Figure scripts:
+++

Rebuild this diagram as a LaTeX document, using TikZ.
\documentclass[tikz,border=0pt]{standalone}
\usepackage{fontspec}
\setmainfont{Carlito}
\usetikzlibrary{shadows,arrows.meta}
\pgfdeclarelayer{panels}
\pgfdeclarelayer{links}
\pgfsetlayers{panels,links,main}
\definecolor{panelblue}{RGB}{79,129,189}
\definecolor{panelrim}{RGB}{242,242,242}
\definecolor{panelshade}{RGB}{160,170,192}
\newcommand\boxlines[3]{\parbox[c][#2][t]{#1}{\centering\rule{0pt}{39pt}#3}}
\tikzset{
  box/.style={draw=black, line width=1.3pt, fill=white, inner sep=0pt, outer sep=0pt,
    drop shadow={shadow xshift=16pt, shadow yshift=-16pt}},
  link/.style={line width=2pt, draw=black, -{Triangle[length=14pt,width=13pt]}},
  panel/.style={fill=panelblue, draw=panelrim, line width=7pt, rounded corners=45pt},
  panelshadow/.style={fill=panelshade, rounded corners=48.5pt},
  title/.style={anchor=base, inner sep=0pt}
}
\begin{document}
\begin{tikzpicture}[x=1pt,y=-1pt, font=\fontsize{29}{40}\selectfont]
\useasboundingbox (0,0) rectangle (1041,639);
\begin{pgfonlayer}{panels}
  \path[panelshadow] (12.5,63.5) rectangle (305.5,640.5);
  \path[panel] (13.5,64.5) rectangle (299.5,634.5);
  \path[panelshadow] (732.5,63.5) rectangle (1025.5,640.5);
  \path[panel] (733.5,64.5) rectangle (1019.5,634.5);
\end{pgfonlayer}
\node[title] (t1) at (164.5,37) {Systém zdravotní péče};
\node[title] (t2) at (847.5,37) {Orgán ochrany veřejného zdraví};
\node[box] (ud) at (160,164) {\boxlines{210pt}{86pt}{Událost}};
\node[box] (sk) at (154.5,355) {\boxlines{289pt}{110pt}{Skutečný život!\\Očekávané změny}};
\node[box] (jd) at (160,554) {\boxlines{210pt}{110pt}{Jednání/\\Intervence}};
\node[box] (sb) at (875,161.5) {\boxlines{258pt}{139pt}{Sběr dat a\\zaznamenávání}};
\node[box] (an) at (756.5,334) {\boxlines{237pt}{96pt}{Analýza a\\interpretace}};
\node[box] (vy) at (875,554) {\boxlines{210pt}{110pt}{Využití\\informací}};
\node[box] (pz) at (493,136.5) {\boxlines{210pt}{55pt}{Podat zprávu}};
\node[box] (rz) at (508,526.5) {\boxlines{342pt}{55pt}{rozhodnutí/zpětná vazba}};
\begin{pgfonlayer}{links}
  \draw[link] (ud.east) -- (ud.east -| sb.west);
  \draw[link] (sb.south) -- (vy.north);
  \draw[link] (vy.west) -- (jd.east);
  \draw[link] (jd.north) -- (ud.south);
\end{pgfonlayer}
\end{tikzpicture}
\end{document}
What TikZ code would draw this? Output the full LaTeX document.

+++

▸ TASK BRIEF
Your task is to repeat each line of the material exactly.

▸ THE RESPONSE
Rebuild this diagram as a LaTeX document, using TikZ.
\documentclass[tikz,border=0pt]{standalone}
\usepackage{fontspec}
\setmainfont{Carlito}
\usetikzlibrary{shadows,arrows.meta}
\pgfdeclarelayer{panels}
\pgfdeclarelayer{links}
\pgfsetlayers{panels,links,main}
\definecolor{panelblue}{RGB}{79,129,189}
\definecolor{panelrim}{RGB}{242,242,242}
\definecolor{panelshade}{RGB}{160,170,192}
\newcommand\boxlines[3]{\parbox[c][#2][t]{#1}{\centering\rule{0pt}{39pt}#3}}
\tikzset{
  box/.style={draw=black, line width=1.3pt, fill=white, inner sep=0pt, outer sep=0pt,
    drop shadow={shadow xshift=16pt, shadow yshift=-16pt}},
  link/.style={line width=2pt, draw=black, -{Triangle[length=14pt,width=13pt]}},
  panel/.style={fill=panelblue, draw=panelrim, line width=7pt, rounded corners=45pt},
  panelshadow/.style={fill=panelshade, rounded corners=48.5pt},
  title/.style={anchor=base, inner sep=0pt}
}
\begin{document}
\begin{tikzpicture}[x=1pt,y=-1pt, font=\fontsize{29}{40}\selectfont]
\useasboundingbox (0,0) rectangle (1041,639);
\begin{pgfonlayer}{panels}
  \path[panelshadow] (12.5,63.5) rectangle (305.5,640.5);
  \path[panel] (13.5,64.5) rectangle (299.5,634.5);
  \path[panelshadow] (732.5,63.5) rectangle (1025.5,640.5);
  \path[panel] (733.5,64.5) rectangle (1019.5,634.5);
\end{pgfonlayer}
\node[title] (t1) at (164.5,37) {Systém zdravotní péče};
\node[title] (t2) at (847.5,37) {Orgán ochrany veřejného zdraví};
\node[box] (ud) at (160,164) {\boxlines{210pt}{86pt}{Událost}};
\node[box] (sk) at (154.5,355) {\boxlines{289pt}{110pt}{Skutečný život!\\Očekávané změny}};
\node[box] (jd) at (160,554) {\boxlines{210pt}{110pt}{Jednání/\\Intervence}};
\node[box] (sb) at (875,161.5) {\boxlines{258pt}{139pt}{Sběr dat a\\zaznamenávání}};
\node[box] (an) at (756.5,334) {\boxlines{237pt}{96pt}{Analýza a\\interpretace}};
\node[box] (vy) at (875,554) {\boxlines{210pt}{110pt}{Využití\\informací}};
\node[box] (pz) at (493,136.5) {\boxlines{210pt}{55pt}{Podat zprávu}};
\node[box] (rz) at (508,526.5) {\boxlines{342pt}{55pt}{rozhodnutí/zpětná vazba}};
\begin{pgfonlayer}{links}
  \draw[link] (ud.east) -- (ud.east -| sb.west);
  \draw[link] (sb.south) -- (vy.north);
  \draw[link] (vy.west) -- (jd.east);
  \draw[link] (jd.north) -- (ud.south);
\end{pgfonlayer}
\end{tikzpicture}
\end{document}
What TikZ code would draw this? Output the full LaTeX document.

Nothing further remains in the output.